Le aziende – osserva lo psicologo del lavoro – risparmiano sul numero delle postazioni nei propri edifici e consumano meno energia. Un altro aspetto notevole è la flessibilità oraria, che porta anche a ridurre l’inquinamento perché si usano meno le auto. Infine, le persone stanno meglio perché gestiscono il loro tempo e cala lo stress collegato a far coincidere i due mondi, casa e lavoro”. Non tutto è oro quello che luccica, però. Ci sono anche aspetti negativi.
“Lo smartworking non può essere per tutti – evidenzia Amore – Chi è a contatto con il pubblico, chi deve svolgere una prestazione in presenza, gli operatori sanitari ad esempio, non possono accedervi. Molto dello smartworking è legato alla decisione del singolo dirigente e non solo a livello apicale, mi spiego: ci sono attività che sarebbe utilissimo che fossero fatte da remoto, ma si rientra nella contrattazione tra lavoratore e azienda e quindi rimanda alla decisione. Ebbene, c’è il rischio che, se non c’è una sufficiente definizione di cosa è smartworking, ci sia troppa discrezionalità del manager.
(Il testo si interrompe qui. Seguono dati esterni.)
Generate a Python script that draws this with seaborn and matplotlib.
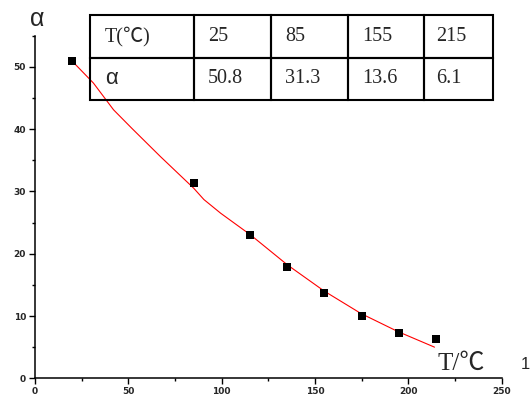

Poi c’è il nodo dell’attrezzatura per lavorare da remoto che non deve essere del dipendente, così come la connessione. E poi i limiti orari: spesso si lavora di più, con carichi di stress maggiori che entrano con la commistione tra vita e lavoro perché si è sempre connessi. O può accadere che da remoto non ci sia la giusta interfaccia con gli altri: manca una supervisione, ad esempio”. “Per questo, ora che dal primo aprile in molti rientreranno in azienda, è necessario ritrovare lo spirito di squadra, fare team building con gli altri colleghi, riappropriarsi della socialità sul luogo di lavoro”, conclude lo psicologo del lavoro.